The programming procedure to register a new key is displayed schematically on figure 3.
If you wish to enroll additional keys, you can jump directly from step 9 to step 5. You have the flexibility to revisit these steps as many times as needed.
In the event that, following step 7, you realize you’ve chosen an incorrect slot number and wish to retain that key, you have two options. You can either press the programming button, causing the slot number to increment by one while leaving the memory unchanged, or you can simply wait for 5 seconds. When you press the button, the slot number increases without altering the memory contents. Waiting for 5 seconds will result in exiting the programming mode, with no changes registered in the memory. In essence, during any programming step, you can opt to wait for 5 seconds to exit the programming mode.
To remove a previously registered key, you can employ a similar procedure, but solely with the master key. Essentially, it resembles the process of enrolling the master key into the memory slot you intend to erase. This procedure is visually outlined in Figure 4.
During the programming mode, access to the door is exclusively granted by pressing the OPEN button. Additionally, since both iButton sockets are connected in parallel, it is advisable to avoid simultaneous contact with keys in both sockets.
The serial number of the master key is stored in the program memory of the MCU, commencing at memory address 2FDH. This serial number spans 8 bytes and must precisely match the one imprinted on the top of the iButton case, read from left to right. At memory address 2FDH, the control byte is registered, followed by the next six bytes at addresses 2FEH to 303H, starting with the most significant byte. Lastly, the family code byte is stored at address 304H. For instance, a complete serial code should exhibit the following format: 67 00 00 02 D6 85 26 01.

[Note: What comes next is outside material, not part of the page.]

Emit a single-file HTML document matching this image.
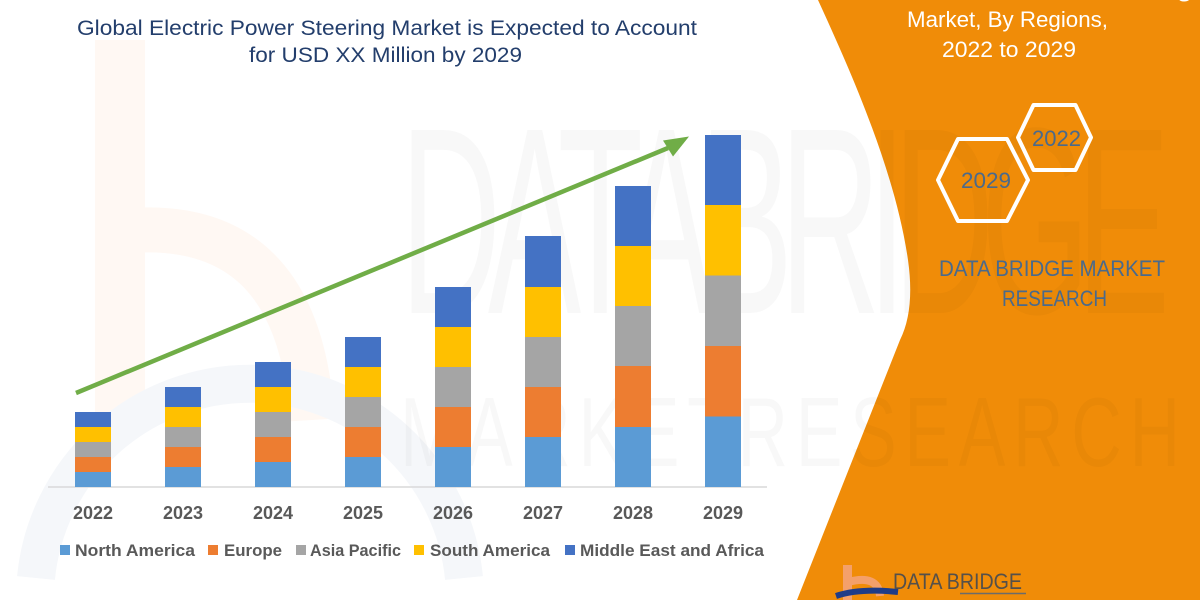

The software block diagram is illustrated in Figure 5. The program initiation involves an inquiry to ascertain if a key has been inserted. If a key is detected, it proceeds to read the internal serial number. The subsequent step involves verifying whether this is the master key or another key already recorded in the memory. If the key is authenticated, access to the door is granted. Furthermore, the program monitors the OPEN push button, and if it’s pressed, the door opens.
The programming mode encompasses two distinct subprograms: PROGT and PROGS, both of which are visually depicted in Figure 6. The first subprogram, PROGT, is invoked during the programming phase when the serial number is read, while the second subprogram, PROGS, is activated when the programming button is pressed. The process of programming a new key unfolds across three phases.
Initiating the programming mode is initiated by pressing the programming button. In this state, the LED displays “P,” and the system proceeds to verify the entered key’s serial number to determine if it corresponds to the master key, which is a prerequisite for advancing through the programming steps.
If the entered key is indeed the master key, the program advances to phase 2. At this point, the LED displays the number of the currently selected memory slot, which can be changed by pressing the programming button. If we touch the key again, it is registered in memory, and the program transitions to phase 3. Registering another key similarly propels us back to phase 2. By simply pressing the button, we transition to phase 2 without registering any keys.
In the event that no action is taken for a period of 5 seconds, the program exits the programming mode. It’s important to note that while the block diagrams in Figures 5 and 6 are simplified, they offer a comprehensive overview of the program’s functionality.
The extensibility of this program to meet specific requirements is at your discretion, as it is open source and can be tailored to suit your particular needs.